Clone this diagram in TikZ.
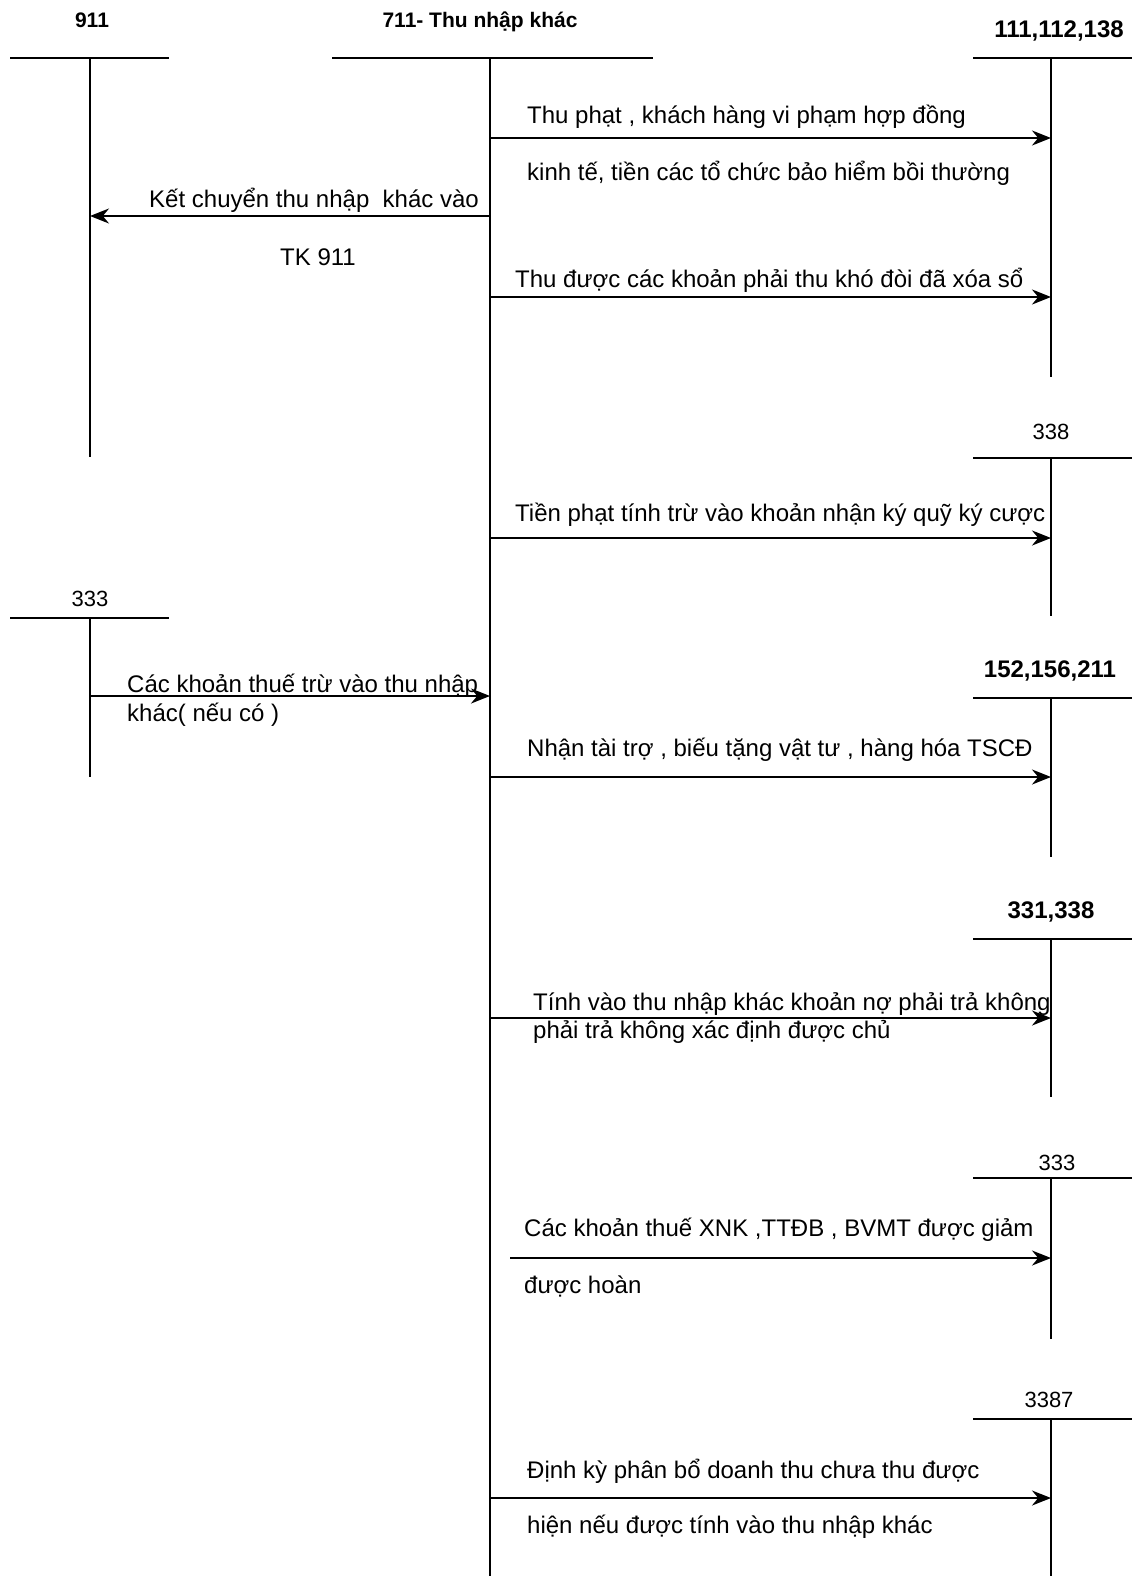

--

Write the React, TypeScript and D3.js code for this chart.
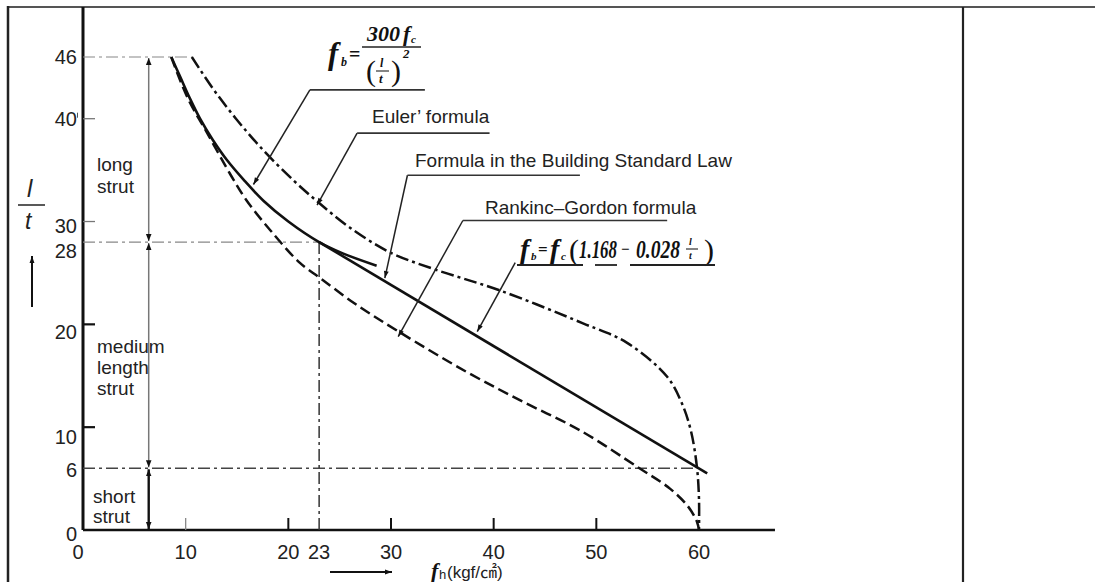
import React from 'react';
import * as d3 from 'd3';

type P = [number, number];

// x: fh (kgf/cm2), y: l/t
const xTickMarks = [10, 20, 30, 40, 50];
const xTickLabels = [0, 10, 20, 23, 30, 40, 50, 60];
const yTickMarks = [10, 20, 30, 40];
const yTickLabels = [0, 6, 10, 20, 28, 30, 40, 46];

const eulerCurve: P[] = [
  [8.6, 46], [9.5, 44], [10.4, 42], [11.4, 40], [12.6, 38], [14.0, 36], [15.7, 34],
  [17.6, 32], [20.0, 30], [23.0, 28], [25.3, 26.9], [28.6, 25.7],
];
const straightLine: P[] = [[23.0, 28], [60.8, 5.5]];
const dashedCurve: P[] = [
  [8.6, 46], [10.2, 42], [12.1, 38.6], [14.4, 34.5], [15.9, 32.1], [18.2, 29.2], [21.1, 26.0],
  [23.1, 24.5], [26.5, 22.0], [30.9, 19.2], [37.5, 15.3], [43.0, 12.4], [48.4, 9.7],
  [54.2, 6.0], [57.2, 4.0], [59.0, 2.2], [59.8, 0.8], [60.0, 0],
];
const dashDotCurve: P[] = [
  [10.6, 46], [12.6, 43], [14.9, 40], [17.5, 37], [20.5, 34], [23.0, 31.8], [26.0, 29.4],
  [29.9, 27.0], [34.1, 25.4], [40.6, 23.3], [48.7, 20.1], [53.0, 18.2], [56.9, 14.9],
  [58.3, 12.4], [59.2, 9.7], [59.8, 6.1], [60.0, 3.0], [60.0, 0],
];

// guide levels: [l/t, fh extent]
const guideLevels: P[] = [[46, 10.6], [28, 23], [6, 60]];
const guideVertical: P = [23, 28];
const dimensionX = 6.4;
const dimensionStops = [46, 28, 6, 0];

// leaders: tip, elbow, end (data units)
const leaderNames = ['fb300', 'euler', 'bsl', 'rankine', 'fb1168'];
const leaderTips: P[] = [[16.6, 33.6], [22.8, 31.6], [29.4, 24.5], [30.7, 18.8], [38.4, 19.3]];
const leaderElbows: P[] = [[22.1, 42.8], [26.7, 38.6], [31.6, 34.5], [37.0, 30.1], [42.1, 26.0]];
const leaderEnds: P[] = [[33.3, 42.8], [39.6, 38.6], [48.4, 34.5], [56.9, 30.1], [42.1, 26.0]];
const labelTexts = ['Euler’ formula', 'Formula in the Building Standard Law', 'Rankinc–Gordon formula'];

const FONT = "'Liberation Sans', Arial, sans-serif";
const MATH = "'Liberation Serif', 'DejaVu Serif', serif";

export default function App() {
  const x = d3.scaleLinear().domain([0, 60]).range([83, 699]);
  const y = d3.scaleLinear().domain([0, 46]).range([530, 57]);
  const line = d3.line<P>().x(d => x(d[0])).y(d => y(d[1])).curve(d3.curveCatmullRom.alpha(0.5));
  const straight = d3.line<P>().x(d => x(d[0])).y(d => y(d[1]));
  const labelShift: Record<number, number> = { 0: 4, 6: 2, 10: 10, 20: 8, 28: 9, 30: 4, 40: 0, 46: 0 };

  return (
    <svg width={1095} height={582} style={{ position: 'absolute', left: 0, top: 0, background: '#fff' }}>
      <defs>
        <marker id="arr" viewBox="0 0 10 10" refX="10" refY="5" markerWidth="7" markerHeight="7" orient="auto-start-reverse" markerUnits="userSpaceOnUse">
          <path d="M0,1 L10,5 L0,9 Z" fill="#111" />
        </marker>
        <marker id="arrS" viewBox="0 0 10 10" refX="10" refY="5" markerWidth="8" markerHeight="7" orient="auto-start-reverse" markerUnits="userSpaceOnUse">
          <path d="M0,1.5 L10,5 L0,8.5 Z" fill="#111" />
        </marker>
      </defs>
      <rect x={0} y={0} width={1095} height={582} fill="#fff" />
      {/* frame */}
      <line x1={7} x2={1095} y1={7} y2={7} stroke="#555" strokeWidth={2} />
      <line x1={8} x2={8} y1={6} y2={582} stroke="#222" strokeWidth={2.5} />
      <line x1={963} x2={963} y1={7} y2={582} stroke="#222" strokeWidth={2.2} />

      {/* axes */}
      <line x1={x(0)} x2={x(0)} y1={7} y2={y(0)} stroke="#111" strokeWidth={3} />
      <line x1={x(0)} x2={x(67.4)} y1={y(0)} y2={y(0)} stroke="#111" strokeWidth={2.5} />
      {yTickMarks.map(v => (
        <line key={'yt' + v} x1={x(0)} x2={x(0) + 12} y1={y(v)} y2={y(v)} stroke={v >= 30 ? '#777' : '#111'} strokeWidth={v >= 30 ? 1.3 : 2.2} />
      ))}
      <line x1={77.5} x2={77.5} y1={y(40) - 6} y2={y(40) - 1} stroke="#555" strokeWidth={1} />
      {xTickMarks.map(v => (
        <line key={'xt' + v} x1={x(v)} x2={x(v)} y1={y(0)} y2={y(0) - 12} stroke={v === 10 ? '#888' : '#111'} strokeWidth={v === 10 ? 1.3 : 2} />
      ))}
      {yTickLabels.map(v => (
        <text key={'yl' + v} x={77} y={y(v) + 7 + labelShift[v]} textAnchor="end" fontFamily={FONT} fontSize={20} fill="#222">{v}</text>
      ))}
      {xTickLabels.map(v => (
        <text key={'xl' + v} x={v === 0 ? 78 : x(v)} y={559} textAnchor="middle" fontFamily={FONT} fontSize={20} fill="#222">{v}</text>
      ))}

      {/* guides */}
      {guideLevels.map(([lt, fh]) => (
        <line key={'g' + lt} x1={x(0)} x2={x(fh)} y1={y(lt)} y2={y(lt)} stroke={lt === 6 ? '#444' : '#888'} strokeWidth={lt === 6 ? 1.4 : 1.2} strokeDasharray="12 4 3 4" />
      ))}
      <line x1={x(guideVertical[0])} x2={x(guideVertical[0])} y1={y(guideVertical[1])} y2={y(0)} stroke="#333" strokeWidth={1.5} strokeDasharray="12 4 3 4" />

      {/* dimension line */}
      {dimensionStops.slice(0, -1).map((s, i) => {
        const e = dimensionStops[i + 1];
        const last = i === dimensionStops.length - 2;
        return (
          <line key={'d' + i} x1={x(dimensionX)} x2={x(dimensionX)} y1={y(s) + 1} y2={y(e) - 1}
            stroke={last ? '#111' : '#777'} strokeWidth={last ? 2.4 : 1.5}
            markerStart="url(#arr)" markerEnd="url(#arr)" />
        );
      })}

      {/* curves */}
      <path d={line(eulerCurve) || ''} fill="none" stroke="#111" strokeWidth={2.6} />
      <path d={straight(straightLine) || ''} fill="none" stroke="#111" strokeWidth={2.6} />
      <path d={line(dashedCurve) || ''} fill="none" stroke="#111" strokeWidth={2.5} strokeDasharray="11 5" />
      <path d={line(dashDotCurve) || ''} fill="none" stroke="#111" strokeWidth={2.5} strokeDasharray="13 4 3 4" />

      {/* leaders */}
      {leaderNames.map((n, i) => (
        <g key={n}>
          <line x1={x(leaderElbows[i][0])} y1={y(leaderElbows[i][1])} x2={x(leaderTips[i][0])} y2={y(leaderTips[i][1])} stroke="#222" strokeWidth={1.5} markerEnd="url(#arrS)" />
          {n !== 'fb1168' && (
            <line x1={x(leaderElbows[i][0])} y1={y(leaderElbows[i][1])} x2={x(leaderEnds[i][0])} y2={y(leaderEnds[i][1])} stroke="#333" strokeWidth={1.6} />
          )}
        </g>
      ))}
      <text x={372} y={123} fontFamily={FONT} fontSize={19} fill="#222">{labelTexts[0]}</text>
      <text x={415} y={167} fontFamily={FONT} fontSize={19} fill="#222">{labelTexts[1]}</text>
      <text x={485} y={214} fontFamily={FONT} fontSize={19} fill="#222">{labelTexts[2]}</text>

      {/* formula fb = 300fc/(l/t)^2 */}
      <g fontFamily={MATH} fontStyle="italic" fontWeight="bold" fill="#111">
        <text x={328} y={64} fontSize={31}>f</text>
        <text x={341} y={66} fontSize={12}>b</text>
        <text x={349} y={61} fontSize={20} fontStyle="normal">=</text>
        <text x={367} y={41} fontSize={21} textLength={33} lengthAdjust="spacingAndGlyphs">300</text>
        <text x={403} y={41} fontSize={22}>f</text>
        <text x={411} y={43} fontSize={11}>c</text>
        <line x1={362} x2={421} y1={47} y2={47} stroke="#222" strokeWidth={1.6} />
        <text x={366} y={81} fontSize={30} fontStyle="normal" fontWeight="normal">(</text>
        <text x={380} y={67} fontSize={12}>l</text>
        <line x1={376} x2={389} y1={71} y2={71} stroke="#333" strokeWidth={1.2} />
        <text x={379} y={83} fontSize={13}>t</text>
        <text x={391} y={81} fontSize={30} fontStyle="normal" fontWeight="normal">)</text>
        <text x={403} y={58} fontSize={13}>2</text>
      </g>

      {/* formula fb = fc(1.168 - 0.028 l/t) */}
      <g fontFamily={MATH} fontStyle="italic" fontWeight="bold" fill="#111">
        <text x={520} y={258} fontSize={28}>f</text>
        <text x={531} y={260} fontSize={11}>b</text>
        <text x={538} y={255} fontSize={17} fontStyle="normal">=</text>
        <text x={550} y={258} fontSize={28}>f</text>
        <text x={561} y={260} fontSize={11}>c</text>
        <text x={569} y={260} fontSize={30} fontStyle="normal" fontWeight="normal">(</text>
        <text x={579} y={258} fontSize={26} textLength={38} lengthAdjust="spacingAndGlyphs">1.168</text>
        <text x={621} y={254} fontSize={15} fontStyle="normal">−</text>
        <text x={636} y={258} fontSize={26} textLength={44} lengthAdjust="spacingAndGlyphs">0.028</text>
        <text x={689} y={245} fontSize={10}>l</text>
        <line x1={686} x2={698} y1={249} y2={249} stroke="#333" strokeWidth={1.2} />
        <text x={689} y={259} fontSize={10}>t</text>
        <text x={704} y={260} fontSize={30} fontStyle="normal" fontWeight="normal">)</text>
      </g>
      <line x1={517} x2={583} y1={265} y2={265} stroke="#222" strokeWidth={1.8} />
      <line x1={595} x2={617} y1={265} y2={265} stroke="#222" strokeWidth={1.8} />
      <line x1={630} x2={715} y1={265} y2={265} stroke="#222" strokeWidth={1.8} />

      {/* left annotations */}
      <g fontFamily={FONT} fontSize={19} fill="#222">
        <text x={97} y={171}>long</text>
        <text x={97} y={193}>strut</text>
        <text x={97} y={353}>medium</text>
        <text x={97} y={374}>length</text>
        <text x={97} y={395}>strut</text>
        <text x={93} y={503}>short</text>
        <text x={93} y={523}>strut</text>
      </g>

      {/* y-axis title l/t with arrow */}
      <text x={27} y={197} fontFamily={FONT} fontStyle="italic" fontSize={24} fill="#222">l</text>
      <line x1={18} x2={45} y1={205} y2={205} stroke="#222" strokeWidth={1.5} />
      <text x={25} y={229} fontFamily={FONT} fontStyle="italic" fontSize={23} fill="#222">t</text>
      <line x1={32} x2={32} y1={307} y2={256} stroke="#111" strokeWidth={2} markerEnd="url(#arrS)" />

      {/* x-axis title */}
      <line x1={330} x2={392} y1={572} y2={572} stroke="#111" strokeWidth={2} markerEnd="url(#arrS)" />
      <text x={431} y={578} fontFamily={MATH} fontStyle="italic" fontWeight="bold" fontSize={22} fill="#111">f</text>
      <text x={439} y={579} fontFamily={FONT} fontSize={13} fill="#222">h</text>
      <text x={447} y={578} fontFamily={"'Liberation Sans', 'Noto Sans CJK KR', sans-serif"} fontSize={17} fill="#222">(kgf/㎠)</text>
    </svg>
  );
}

== TASK OBJECTIVE ==
Above are the records. Copy only the lines from the one with "Write the React, TypeScript" through the one with "const yTickLabels = [0, 6, 10, 20, 28, 30, 40, 46];", exactly, with no pictures.

== OUTPUT BELOW ==
Write the React, TypeScript and D3.js code for this chart.
import React from 'react';
import * as d3 from 'd3';

type P = [number, number];

// x: fh (kgf/cm2), y: l/t
const xTickMarks = [10, 20, 30, 40, 50];
const xTickLabels = [0, 10, 20, 23, 30, 40, 50, 60];
const yTickMarks = [10, 20, 30, 40];
const yTickLabels = [0, 6, 10, 20, 28, 30, 40, 46];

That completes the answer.